Rise in tuition ignites campus protest

Lauren J. Mapp, Editor-in-Chief

San Diego Mesa College’s Mesa B.E.A.T. club – Bringing Education and Activism Together – held a walkout rally and protest on March 1 in response to the most recent rounds of educational budget cuts throughout the state of California.

March 1, the National Day of Action for Education Rights, was the inspiration for budget cut protests across the state of California, including the Mesa College rally that was organized by the Mesa B.E.A.T. club. This new campus club strives to make students more aware of what affects them as students, California state residents and U.S. citizens.

“We also bring issues that concern the student body, try to get people aware of what’s going on and try to make the students aware that they can step up and make changes and voice their opinions,” club member and sociology major Ana Ruiz, 23, said.

Approximately 100 protesters met at the rose garden in front of the Learning Resource Center at noon and marched their way through campus, around the G building and back to the garden to host speakers. The speakers included members of the Mesa B.E.A.T. club, Mesa College students and teachers, all sharing their stories of how the budget cuts have affected them.

“Right now I’m only taking about two classes and it’s a total of like nine units, and with this increase it doesn’t seem like much, but it starts to add up. I can’t come to school full-time because I can’t afford it,” wildlife conservation major Vidal Ochoa, 21, said.

Some protesters, including behavioral science Assistant Chair Dr. Evan Adelson, blamed the statewide campus woes on the economic system as a whole.

“Somehow, the economic health of the country has nothing to do with the economic health of the people in the country. I don’t know how this makes sense. They think that you should work for the economic system. The economic system is supposed to work for you,” Adelson said.

English professor Wendy Smith spoke about how the “no floor” or “gatekeeper” classes create a system that she feels discriminates against minority students. There are four levels of basic English classes that some students need to take before being eligible for the transfer-level 101 class, and the success rate is approximately 23 out of 100.
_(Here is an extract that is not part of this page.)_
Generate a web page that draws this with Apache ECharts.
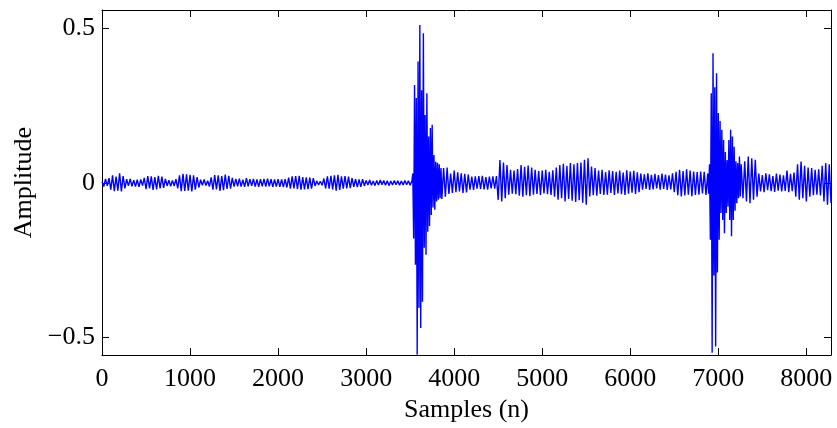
<!DOCTYPE html>
<html><head><meta charset="utf-8">
<script src="https://cdn.jsdelivr.net/npm/echarts@6/dist/echarts.min.js"></script>
<style>html,body{margin:0;padding:0;background:#fff}#c{width:837px;height:428px}</style>
</head><body><div id="c"></div>
<script>
// Tick labels
const xTicks = [0,1000,2000,3000,4000,5000,6000,7000,8000];
const yTicks = [-0.5,0,0.5];
const xRange = [0, 8280];
const yRange = [-0.558, 0.56];

// Read waveform extremes (alternating), quiet part sampled every 20 samples from n=0
const quiet0 = [0.004,-0.012,0.013,-0.010,0.015,-0.022,0.024,-0.027,0.020,-0.025,0.031,-0.028,0.022,-0.018,0.012,-0.010,0.013,-0.011,0.009,-0.012,0.010,-0.013,0.011,-0.009,0.016,-0.020,0.022,-0.018,0.021,-0.023,0.019,-0.021,0.023,-0.018,0.020,-0.016,0.013,-0.010,0.009,-0.011,0.008,-0.010,0.012,-0.018,0.024,-0.027,0.029,-0.026,0.028,-0.025];
const quiet1 = [0.026,-0.028,0.024,-0.022,0.019,-0.015,0.010,-0.008,0.011,-0.009,0.007,-0.012,0.018,-0.022,0.025,-0.021,0.024,-0.026,0.022,-0.024,0.027,-0.020,0.023,-0.019,0.016,-0.012,0.013,-0.011,0.014,-0.012,0.010,-0.013,0.015,-0.011,0.012,-0.010,0.013,-0.012,0.011,-0.013,0.012,-0.011,0.013,-0.012,0.014,-0.011,0.012,-0.013,0.011,-0.012];
const quiet2 = [0.012,-0.013,0.011,-0.014,0.012,-0.015,0.017,-0.019,0.021,-0.018,0.022,-0.020,0.023,-0.022,0.019,-0.021,0.018,-0.020,0.017,-0.019,0.015,-0.010,0.006,-0.007,0.005,-0.008,0.014,-0.018,0.021,-0.019,0.023,-0.021,0.024,-0.025,0.026,-0.023,0.021,-0.019,0.022,-0.018,0.020,-0.017,0.015,-0.013,0.012,-0.014,0.011,-0.013,0.012,-0.010];
const quiet3 = [0.008,-0.007,0.009,-0.008,0.006,-0.009,0.008,-0.007,0.009,-0.006,0.008,-0.008,0.007,-0.009,0.006,-0.007,0.008,-0.006,0.007,-0.008,0.006,-0.007,0.008,-0.006,0.007,-0.008,0.006];
const quietStart = 0, quietStep = 20;

// First event, every 10 samples from n=3530
const burst1 = [0.030,-0.180,0.317,-0.265,0.275,-0.557,0.393,-0.405,0.511,-0.470,0.300,-0.385,0.485,-0.210,0.220,-0.233,0.290,-0.158,0.150,-0.140,0.178,-0.104,0.188,-0.080,0.090,-0.087,0.068,-0.060,0.065,-0.055,0.060,-0.050,0.048];
const burst1Start = 3530, burstStep = 10;

// Middle part, every 20 samples from n=3860
const mid0 = [-0.052,0.048,-0.045,0.050,-0.036,0.030,-0.033,0.040,-0.030,0.034,-0.028,0.031,-0.033,0.029,-0.031,0.027,-0.022,0.020,-0.023,0.021,-0.019,0.022,-0.020,0.023,-0.021,0.019,-0.022,0.020,-0.018,0.021,-0.019,0.022];
const mid1 = [-0.055,0.074,-0.060,0.066,-0.050,0.058,-0.038,0.042,-0.035,0.040,-0.037,0.045,-0.042,0.058,-0.045,0.052,-0.040,0.056,-0.043,0.050,-0.038,0.042,-0.036,0.038,-0.039,0.040,-0.034,0.042,-0.037,0.036,-0.039,0.041,-0.045,0.050,-0.055,0.058,-0.050,0.062,-0.060,0.055,-0.052,0.064,-0.058,0.060,-0.062,0.064,-0.056,0.066,-0.064,0.075];
const mid2 = [-0.071,0.080,-0.044,0.053,-0.040,0.048,-0.042,0.040,-0.036,0.042,-0.039,0.035,-0.038,0.041,-0.033,0.038,-0.039,0.036,-0.034,0.040,-0.037,0.033,-0.039,0.041,-0.035,0.037,-0.032,0.039,-0.036,0.034,-0.030,0.030,-0.022,0.028,-0.020,0.031,-0.023,0.026,-0.021,0.029,-0.018,0.025,-0.022,0.030,-0.020,0.027,-0.023,0.024,-0.021,0.031];
const mid3 = [-0.030,0.036,-0.040,0.042,-0.044,0.038,-0.041,0.044,-0.038,0.040,-0.043,0.037,-0.039,0.035,-0.038,0.037,-0.034,0.036,-0.039,0.030];
const midStart = 3860, midStep = 20;

// Second event, every 10 samples from n=6890
const burst2 = [-0.035,0.060,-0.184,0.290,-0.550,0.420,-0.300,0.310,-0.530,0.355,-0.290,0.226,-0.184,0.200,-0.098,0.172,-0.120,0.139,-0.163,0.100,-0.098,0.074,-0.077,0.139,-0.120,0.172,-0.173,0.150,-0.120,0.117,-0.090,0.070,-0.066,0.064,-0.050,0.085,-0.044];
const burst2Start = 6890;

// Tail, every 20 samples from n=7260
const tail = [0.060,-0.050,0.070,-0.060,0.085,-0.066,0.080,-0.055,0.075,-0.045,0.030,-0.028,0.025,-0.030,0.031,-0.024,0.028,-0.027,0.022,-0.029,0.030,-0.025,0.027,-0.028,0.024,-0.026,0.040,-0.030,0.029,-0.027,0.033,-0.045,0.060,-0.055,0.069,-0.050,0.055,-0.060,0.050,-0.045,0.048,-0.040,0.042,-0.038,0.044,-0.041,0.055,-0.060,0.064,-0.071,0.060,-0.065];
const tailStart = 7260, tailStep = 20;

function pairs(vals, start, step){ return vals.map((v,i)=>[start+i*step, v]); }
const quiet = quiet0.concat(quiet1, quiet2, quiet3);
const mid = mid0.concat(mid1, mid2, mid3);
const data = [].concat(
  pairs(quiet, quietStart, quietStep),
  pairs(burst1, burst1Start, burstStep),
  pairs(mid, midStart, midStep),
  pairs(burst2, burst2Start, burstStep),
  pairs(tail, tailStart, tailStep)
);

const font = 'Liberation Serif';
const fs = 26;
const fmtX = v => String(v);
const fmtY = v => (v < 0 ? '\u2212' + String(-v) : String(v));
const chart = echarts.init(document.getElementById('c'), null, {renderer:'canvas'});
const lineStyle = {color:'#000', width:1};
chart.setOption({
  animation:false,
  grid:{left:102, right:6, top:10, bottom:72, containLabel:false},
  xAxis:[{
    type:'value', min:xRange[0], max:xRange[1], position:'bottom',
    name:'Samples (n)', nameLocation:'middle', nameGap:40,
    nameTextStyle:{fontFamily:font, fontSize:fs, color:'#000'},
    axisLine:{show:true, onZero:false, lineStyle},
    axisTick:{show:true, inside:true, length:7, customValues:xTicks, lineStyle},
    axisLabel:{show:true, margin:11, customValues:xTicks, formatter:fmtX, fontFamily:font, fontSize:fs, color:'#000'},
    splitLine:{show:false}
  },{
    type:'value', min:xRange[0], max:xRange[1], position:'top',
    axisLine:{show:true, onZero:false, lineStyle},
    axisTick:{show:true, inside:true, length:7, customValues:xTicks, lineStyle},
    axisLabel:{show:false}, splitLine:{show:false}
  }],
  yAxis:[{
    type:'value', min:yRange[0], max:yRange[1], position:'left',
    name:'Amplitude', nameLocation:'middle', nameGap:61, nameRotate:90,
    nameTextStyle:{fontFamily:font, fontSize:fs, color:'#000'},
    axisLine:{show:true, onZero:false, lineStyle},
    axisTick:{show:true, inside:true, length:7, customValues:yTicks, lineStyle},
    axisLabel:{show:true, margin:7, customValues:yTicks, formatter:fmtY, fontFamily:font, fontSize:fs, color:'#000'},
    splitLine:{show:false}
  },{
    type:'value', min:yRange[0], max:yRange[1], position:'right',
    axisLine:{show:true, onZero:false, lineStyle},
    axisTick:{show:true, inside:true, length:7, customValues:yTicks, lineStyle},
    axisLabel:{show:false}, splitLine:{show:false}
  }],
  series:[{
    type:'line', xAxisIndex:0, yAxisIndex:0, data:data,
    showSymbol:false, symbol:'none', sampling:null,
    lineStyle:{color:'#0000ff', width:1.4}, clip:true
  }]
});
</script></body></html>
“Something is wrong with the system and who it excludes through the gatekeeper method. Basic skills are a border fence,” Smith said.

In terms of how to solve the state budget issues, protesters are recommending that registered voters sign the petition to get the Millionaires Tax on the ballots this November.
If enacted, this measure would increase taxes by 3 percent for California residents who earn more than a million dollars a year and by 5 percent for those who make more than two million. The revenue generated through this tax initiative would be used to increase California’s education budget.

“The idea that we don’t have money to pay for education is f***ing bull s***. We have money; it’s just in the wrong hands,” sociology major John Reid, 24, said in regards to the proposed measure.